Days before a bill that would lower a statewide cap on rent increases is scheduled for a review by a Senate committee, the California Apartment Association (CAA) has launched an opposition campaign, arguing that the legislation would slow down renovations.
Earlier this year State Sen. Maria Elena Durazo of Los Angeles proposed the bill, intended to help low-income renters and alleviate homelessness.
“The bill … would make it more difficult to evict a problem tenant and significantly limits the ability to renovate older rental units,” a release from CAA says. “This would make it harder to invest in and maintain older housing and to make important seismic and environmental renovations.”
Durazo’s bill, SB 567, would strengthen the existing California Tenant Protection Act of 2019. That law, which went into effect in 2020 with a 10-year sunset, applied to buildings that were at least 15 years old and, among other provisions, introduced “just-cause” eviction protections and an annual rent cap of 10 percent or 5 percent plus inflation, whichever is lower.

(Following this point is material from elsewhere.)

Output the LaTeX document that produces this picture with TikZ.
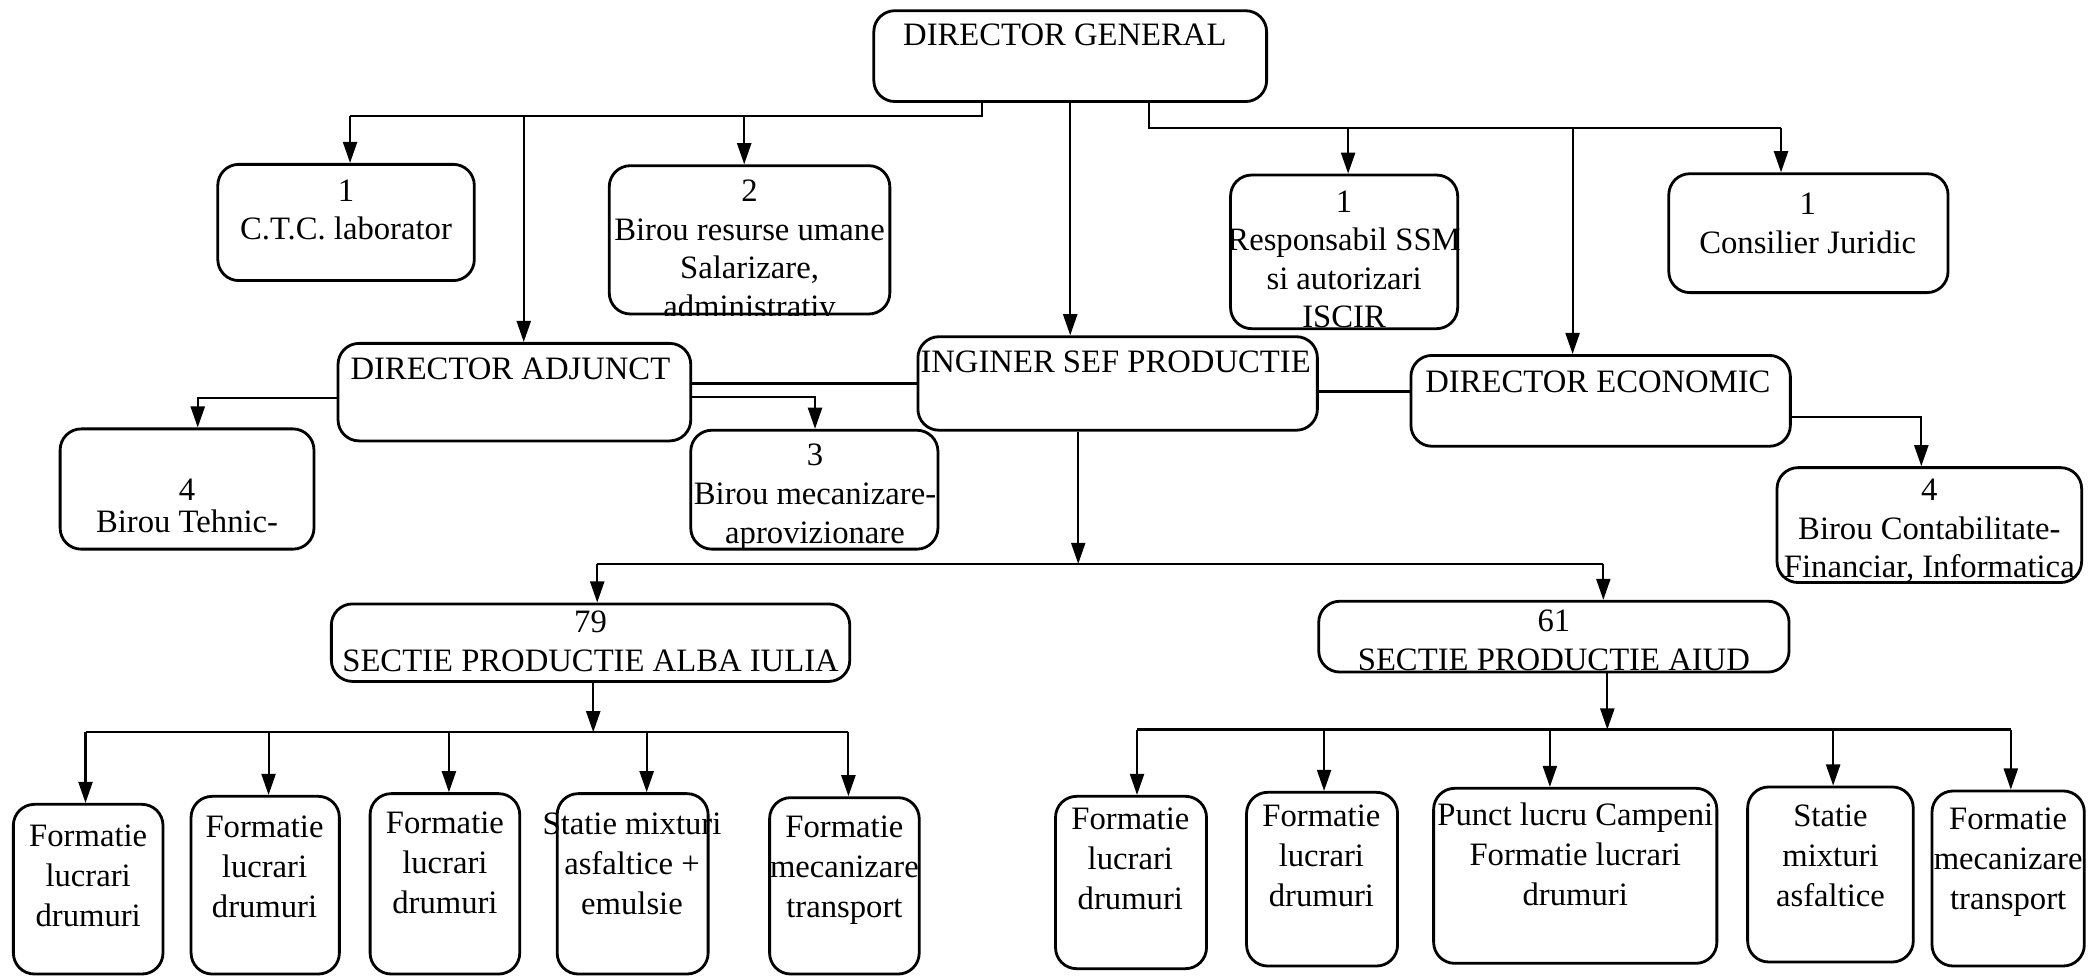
\documentclass[tikz,border=0pt]{standalone}
\usepackage{fontspec}
\setmainfont{Liberation Serif}
\usetikzlibrary{arrows.meta,fit}
\begin{document}
\begin{tikzpicture}[x=0.013361cm,y=-0.013361cm,
  box/.style={draw, line width=0.8pt, rounded corners=6pt, inner sep=0pt},
  txt/.style={anchor=north, align=center, inner sep=0pt, font=\fontsize{9.3}{11}\selectfont},
  btxt/.style={txt, font=\fontsize{9.3}{11.4}\selectfont},
  arr/.style={line width=0.6pt, -{Triangle[width=4pt,length=6pt]}},
  ln/.style={line width=0.6pt}]
\useasboundingbox (0,0) rectangle (1568,730);
% ---------- boxes ----------
\node[box, fit={(654,8) (948,76)}] (DG) {};
\node[box, fit={(163,123) (355,210)}] (CTC) {};
\node[box, fit={(456,124) (666,235)}] (BRU) {};
\node[box, fit={(921,131) (1091,246)}] (SSM) {};
\node[box, fit={(1249,130) (1458,219)}] (CJ) {};
\node[box, fit={(253,257) (517,330)}] (DA) {};
\node[box, fit={(687,252) (986,322)}] (ISP) {};
\node[box, fit={(1056,266) (1340,334)}] (DE) {};
\node[box, fit={(45,321) (235,411)}] (BT) {};
\node[box, fit={(517,322) (702,411)}] (BM) {};
\node[box, fit={(1330,350) (1558,436)}] (BC) {};
\node[box, fit={(248,452) (636,510)}] (SA) {};
\node[box, fit={(987,450) (1339,503)}] (SAi) {};
\node[box, fit={(10,602) (122,729)}] (B1) {};
\node[box, fit={(143,596) (254,729)}] (B2) {};
\node[box, fit={(277,594) (389,729)}] (B3) {};
\node[box, fit={(417,594) (530,729)}] (B4) {};
\node[box, fit={(576,597) (688,729)}] (B5) {};
\node[box, fit={(790,596) (903,725)}] (C1) {};
\node[box, fit={(933,593) (1046,723)}] (C2) {};
\node[box, fit={(1073,590) (1285,721)}] (C3) {};
\node[box, fit={(1308,589) (1432,720)}] (C4) {};
\node[box, fit={(1446,592) (1560,723)}] (C5) {};
% ---------- texts ----------
\node[txt] (tDG) at (797,17) {DIRECTOR GENERAL};
\node[txt] (tCTC) at (259,134) {1\\C.T.C. laborator};
\begin{scope}
\clip[rounded corners=6pt] (BRU.south west) rectangle (BRU.north east);
\node[txt] (tBRU) at (561,134) {2\\Birou resurse umane\\Salarizare,\\administrativ};
\end{scope}
\begin{scope}
\clip[rounded corners=6pt] (SSM.south west) rectangle (SSM.north east);
\node[txt] (tSSM) at (1006,142) {1\\Responsabil SSM\\si autorizari\\ISCIR};
\end{scope}
\node[txt] (tCJ) at (1353,144) {1\\Consilier Juridic};
\node[txt] (tDA) at (382,267) {DIRECTOR ADJUNCT};
\node[txt] (tISP) at (835,262) {INGINER SEF PRODUCTIE};
\node[txt] (tDE) at (1196,277) {DIRECTOR ECONOMIC};
\node[txt] (tBT) at (140,358) {4\\[-2pt]Birou Tehnic-};
\node[txt] (tBM) at (610,332) {3\\Birou mecanizare-\\aprovizionare};
\node[txt] (tBC) at (1444,358) {4\\Birou Contabilitate-\\Financiar, Informatica};
\node[txt] (tSA) at (442,457) {79\\SECTIE PRODUCTIE ALBA IULIA};
\begin{scope}
\clip[rounded corners=6pt] (SAi.south west) rectangle (SAi.north east);
\node[txt] (tSAi) at (1163,456) {61\\SECTIE PRODUCTIE AIUD};
\end{scope}
\node[btxt] (tB1) at (66,617) {Formatie\\lucrari\\drumuri};
\node[btxt] (tB2) at (198,610) {Formatie\\lucrari\\drumuri};
\node[btxt] (tB3) at (333,607) {Formatie\\lucrari\\drumuri};
\node[btxt] (tB4) at (473,608) {Statie mixturi\\asfaltice +\\emulsie};
\node[btxt] (tB5) at (632,610) {Formatie\\mecanizare\\transport};
\node[btxt] (tC1) at (846,604) {Formatie\\lucrari\\drumuri};
\node[btxt] (tC2) at (989,602) {Formatie\\lucrari\\drumuri};
\node[btxt] (tC3) at (1179,600) {Punct lucru Campeni\\Formatie lucrari\\drumuri};
\node[btxt] (tC4) at (1370,602) {Statie\\mixturi\\asfaltice};
\node[btxt] (tC5) at (1503,604) {Formatie\\mecanizare\\transport};
% ---------- junctions ----------
\coordinate (j1) at (735,87);
\coordinate (aCTC) at (262,87);
\coordinate (aDA) at (392,87);
\coordinate (aBRU) at (557,87);
\coordinate (j2) at (860,96);
\coordinate (aSSM) at (1009,96);
\coordinate (aDE) at (1177,96);
\coordinate (aCJ) at (1333,96);
\coordinate (dal) at (148,298);
\coordinate (dar) at (600,287);
\coordinate (dbm) at (610,297);
\coordinate (ide) at (1020,293);
\coordinate (dbc) at (1438,312);
\coordinate (isd) at (807,422);
\coordinate (sal) at (447,422);
\coordinate (sar) at (1200,422);
\coordinate (sad) at (444,548);
\coordinate (l1) at (64,548);
\coordinate (l2) at (201,548);
\coordinate (l3) at (336,548);
\coordinate (l4) at (484,548);
\coordinate (l5) at (635,548);
\coordinate (sid) at (1203,546);
\coordinate (r1) at (851,546);
\coordinate (r2) at (991,546);
\coordinate (r3) at (1160,546);
\coordinate (r4) at (1372,546);
\coordinate (r5) at (1505,546);
% ---------- connectors ----------
\draw[ln] (DG.south -| j1) -- (j1) -- (aCTC);
\draw[arr] (aCTC) -- (aCTC |- CTC.north);
\draw[arr] (aDA) -- (aDA |- DA.north);
\draw[arr] (aBRU) -- (aBRU |- BRU.north);
\draw[arr] (DG.south) -- (DG.south |- ISP.north);
\draw[ln] (DG.south -| j2) -- (j2) -- (aCJ);
\draw[arr] (aSSM) -- (aSSM |- SSM.north);
\draw[arr] (aDE) -- (aDE |- DE.north);
\draw[arr] (aCJ) -- (aCJ |- CJ.north);
\draw[arr] (DA.west |- dal) -- (dal) -- (dal |- BT.north);
\draw[ln] (DA.east |- dar) -- (ISP.west |- dar);
\draw[arr] (DA.east |- dbm) -- (dbm) -- (dbm |- BM.north);
\draw[ln] (ISP.east |- ide) -- (DE.west |- ide);
\draw[arr] (DE.east |- dbc) -- (dbc) -- (dbc |- BC.north);
\draw[arr] (ISP.south -| isd) -- (isd);
\draw[ln] (sal) -- (sar);
\draw[arr] (sal) -- (sal |- SA.north);
\draw[arr] (sar) -- (sar |- SAi.north);
\draw[arr] (SA.south -| sad) -- (sad);
\draw[ln] (l1) -- (l5);
\draw[arr] (l1) -- (l1 |- B1.north);
\draw[arr] (l2) -- (l2 |- B2.north);
\draw[arr] (l3) -- (l3 |- B3.north);
\draw[arr] (l4) -- (l4 |- B4.north);
\draw[arr] (l5) -- (l5 |- B5.north);
\draw[arr] (SAi.south -| sid) -- (sid);
\draw[ln] (r1) -- (r5);
\draw[arr] (r1) -- (r1 |- C1.north);
\draw[arr] (r2) -- (r2 |- C2.north);
\draw[arr] (r3) -- (r3 |- C3.north);
\draw[arr] (r4) -- (r4 |- C4.north);
\draw[arr] (r5) -- (r5 |- C5.north);
\end{tikzpicture}
\end{document}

SB 567 would lower the state rent cap threshold to either 5 percent or the inflation increase, whichever is lower. It would also strengthen just cause provisions to apply to tenants’ first year in the unit, close other just cause loopholes and add options for tenants to address violations.
Durazo, a former trade union official who represents a Central and East L.A. district, argues the measure will help address the state’s vexing homelessness emergency.

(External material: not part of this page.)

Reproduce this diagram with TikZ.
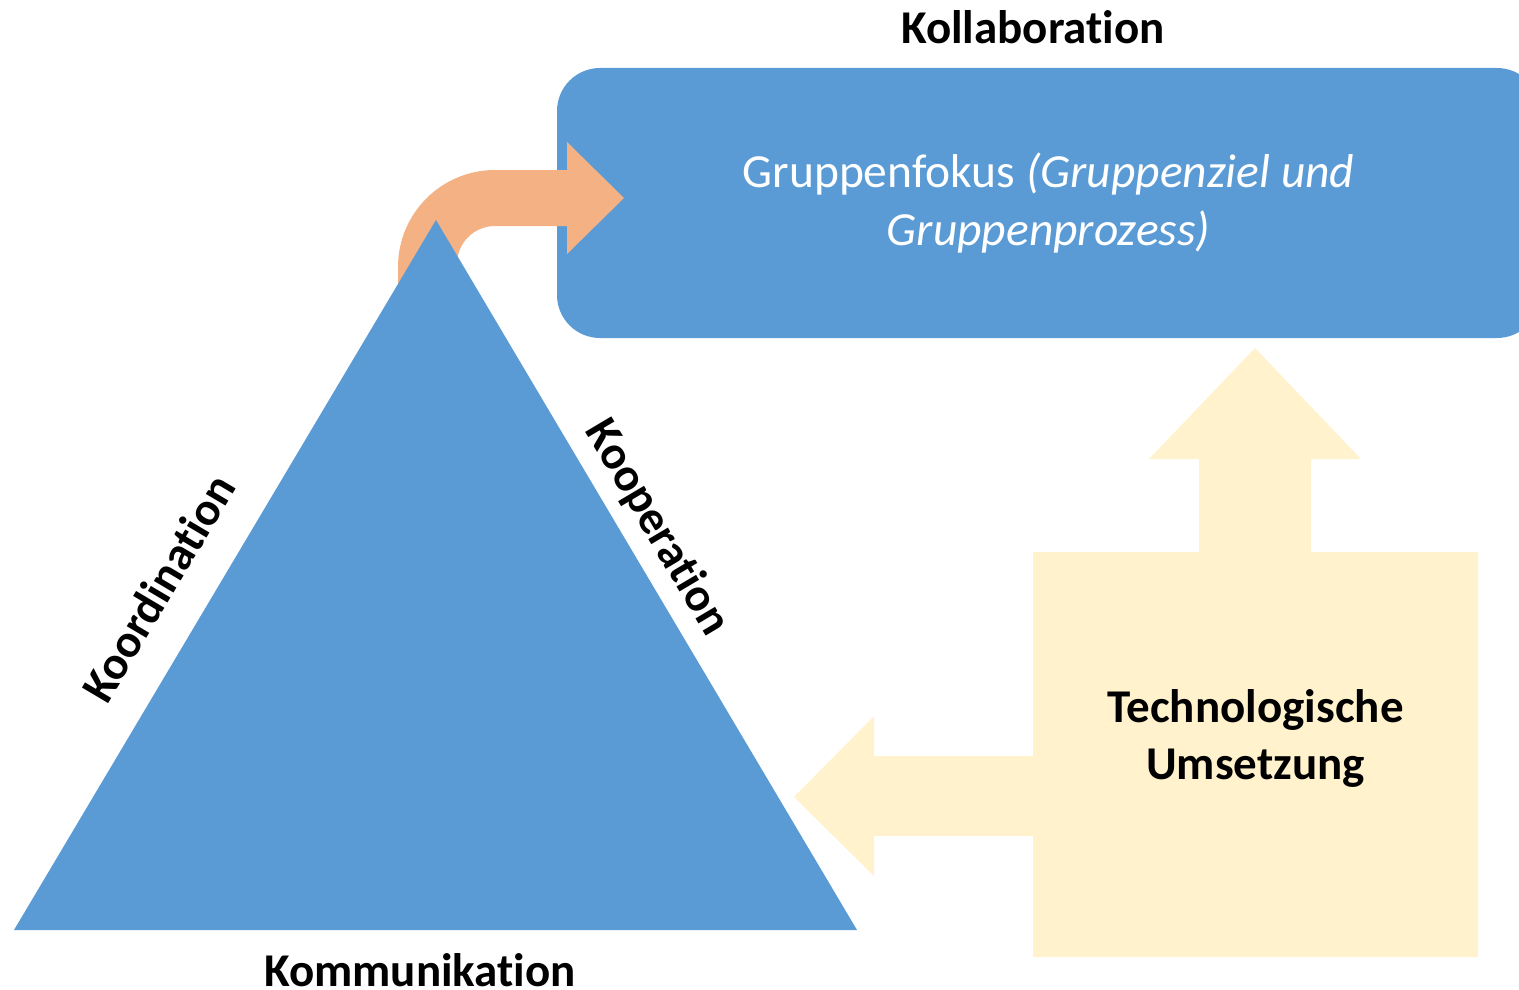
\documentclass[tikz,border=0pt]{standalone}
\usepackage{fontspec}
\setmainfont{Carlito}[Ligatures={NoCommon,NoRequired,NoContextual},RawFeature={-liga,-dlig,-clig}]
\definecolor{triblue}{HTML}{5B9BD5}
\definecolor{bentorange}{HTML}{F4B183}
\definecolor{techyellow}{HTML}{FFF2CC}
% t followed by i, kept as two separate glyphs
\newcommand{\tsepi}{t\kern0pt i}
\begin{document}
\begin{tikzpicture}[x=1pt,y=-1pt,
  lbl/.style={font=\fontsize{47}{57}\selectfont\bfseries, text=black, inner sep=0pt, align=center},
  focusbox/.style={fill=triblue, rounded corners=43pt, text=white, align=center,
    font=\fontsize{47.5}{58}\selectfont, minimum width=983pt, minimum height=270pt, inner sep=0pt}]
\useasboundingbox (0,0) rectangle (1519,990);

% group focus box (its right end runs past the page edge)
\node[focusbox] (focus) at (1048.5,203)
  {Gruppenfokus \textit{(Gruppenziel und}\\\textit{Gruppenprozess)}};
\node[lbl, anchor=base] (kollab) at (1033,44) {Kollabora\tsepi on};

% bent arrow from the triangle's apex into the focus box
\fill[bentorange] (398,300) -- (398,267)
  .. controls (398,213.4) and (441.4,170) .. (495,170)
  -- (567,170) -- (567,142) -- (624,198) -- (567,254) -- (567,226) -- (495,226)
  .. controls (474,226) and (457,243) .. (457,264)
  -- (457,300) -- cycle;

% triangle
\coordinate (apex) at (436,220);
\coordinate (bl) at (14,930);
\coordinate (br) at (857,930);
\fill[triblue] (apex) -- (br) -- (bl) -- cycle;

\node[lbl, rotate=59.3] (koord) at (158,588) {Koordina\tsepi on};
\node[lbl, rotate=-59.3] (koop) at (657,528) {Koopera\tsepi on};
\node[lbl, anchor=base] (komm) at (420,986) {Kommunika\tsepi on};

% technology block with arrows pointing left and up
\fill[techyellow] (794,797) -- (874,716) -- (874,756) -- (1033,756) -- (1033,552)
  -- (1199,552) -- (1199,459) -- (1149,459) -- (1255,348) -- (1361,459) -- (1311,459)
  -- (1311,552) -- (1478,552) -- (1478,957) -- (1033,957) -- (1033,836)
  -- (874,836) -- (874,876) -- cycle;
\node[lbl, anchor=base] (tech) at (1255.5,779) {Technologische\\Umsetzung};
\end{tikzpicture}
\end{document}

“This is an urgent humanitarian crisis,” she said during a news conference in the Eastside L.A. neighborhood of Boyle Heights last month. “As we drive around Los Angeles, we see tents under the freeways, on the sidewalks and on the storefronts. It has become part of the city.”
Durazo introduced the legislation in February, and it’s scheduled for a hearing in the state Senate Judiciary Committee on Tuesday.
Various tenant and homelessness prevention groups supporting the BILL. CAA, California’s largest statewide landlord group, is urging “all rental housing providers to tell the Senate Judiciary Committee to vote no.”